Lo sorprendente es que los textos no se sienten en la obligación de aclarar si esas tropas fueron de las pocas que pudieron llegar a la capital paulista para apoyar a los revolucionarios, o de las que, adictas al Gobierno Provisional, contribuyeron a la toma de la ciudad al final de la sublevación. Y, más sorprendente aún, para mí, es que uno de los soldados que posan es, sin lugar a dudas, Eurico de Melo Neves. Como si fuera un pájaro con las alas desplegadas, reposa sus brazos sobre sendos compañeros, que con él forman un grupo compacto. Así que, ¿luchó a favor de unos, de otros, o de ambos bandos? ¿Pudo morir en los combates o sobrevivió a los mismos? ¿Llegaría, en consecuencia, a conocer la muerte de don Alberto y sus pormenores, aunque fuesen celosamente ocultados por su familia[9]?

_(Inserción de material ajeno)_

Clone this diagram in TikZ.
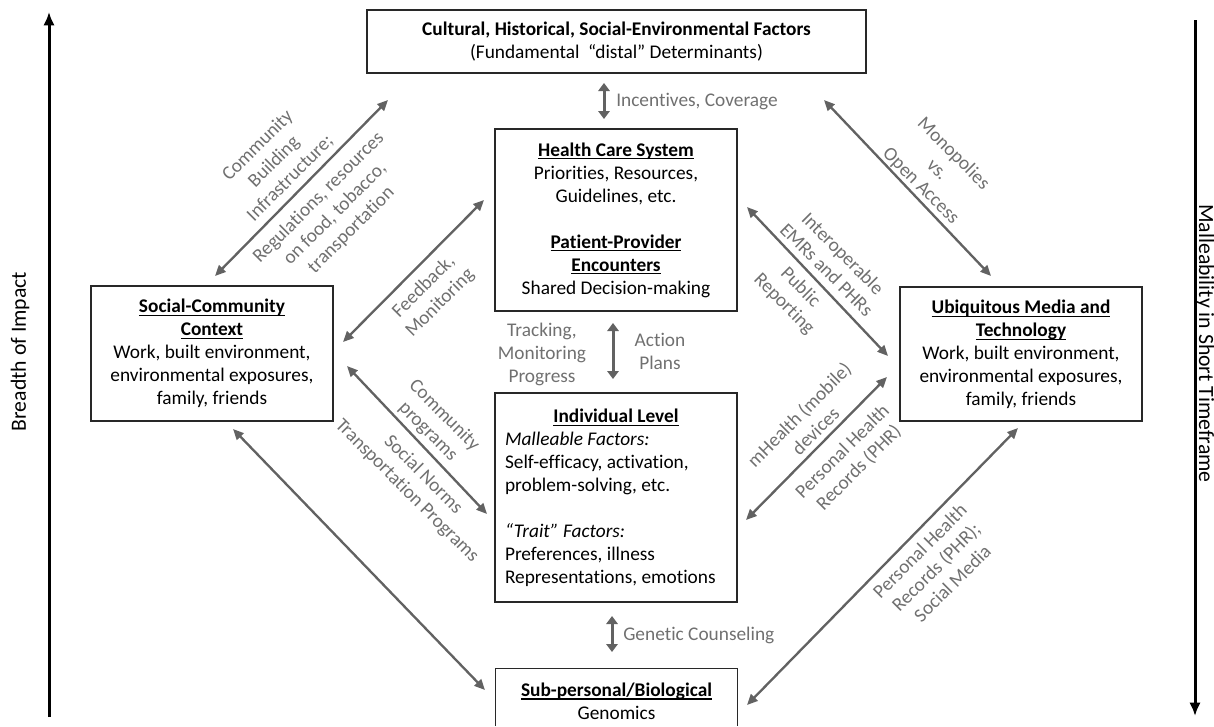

      De lo que no cabe duda es de que, cualesquiera que fueran las fidelidades o las veleidades de Eurico, tuvo que estar de acuerdo en algún momento con su pariente Fontoura. No en vano, éste preparó en seguida la eufemísticamente denominada reaproximación a Vargas. Y es que, aunque no fuera precisamente el padre de la aviación, ¡él sí que sabía sobrevolar el mundo con vista de águila!... y sin necesidad de motor.



[1]  Cantidad virtual de moneda, equivalente a mil unidades de la de curso legal; en el caso del Brasil de la época, los réis, de muy escaso valor.
[2]  Alberto Santos Dumont (1873-1932), pionero brasileño de la aviación, cuya peripecia vital y dramática muerte pueden seguirse en cualquier enciclopedia. Por lo que a este relato respecta, he procurado mezclar fantasía y realidad, con el debido respeto a su honrosa memoria.
[3]  El relato juega en varios lugares –entre ellos, éste- con la conocida frase de Santos Dumont: quería volar como un pájaro, no brincar como los saltamontes.
[4]  Eduardo Pacheco Chaves (1887-1975), famoso aviador paulista que, entre otras hazañas, fue el primero en volar sin escalas entre São Paulo y Río de Janeiro, en julio de 1914. El viaje duró unas seis horas y media, a la velocidad promedio de casi 80 km/h.
[5]  Alusión algo maliciosa a la taimada venta por Jorge Dumont Villares a Henry Ford de 2,5 millones de acres en el valle del río Tapajós, por 125.000 dolares, cuando el Gobierno del Estado de Pará estaba dispuesto a regalarle el terreno. Los hechos sucedieron en 1923 y el objeto era crear extensas plantaciones del árbol del caucho, para servir a las necesidades del gigante automovilístico americano.
[6]  João Neves da Fontoura (1887-1963), político riograndense que, en relación con el Presidente Getúlio Vargas, cambió varias veces de opinión y de bando.

[7]  Equivalente al español “soldaditos”.
[8]  Que yo sepa, el original de esta carta abierta obra en la Colección Pedro Correa do Lago (sección de Documentos y Autógrafos Brasileños).

[9]  La familia de Alberto Santos Dumont logró, en un primer momento, ocultar que su muerte había sido debida a un suicidio, hecho difícilmente discutible hoy, a partir de las revelaciones del delegado de policía que atendió la incidencia, Dr. Raimundo de Menezes. Según ellas, Dumont se suicidó por ahorcamiento, colgándose del caño de la ducha del cuarto de baño con el cinturón de su albornoz.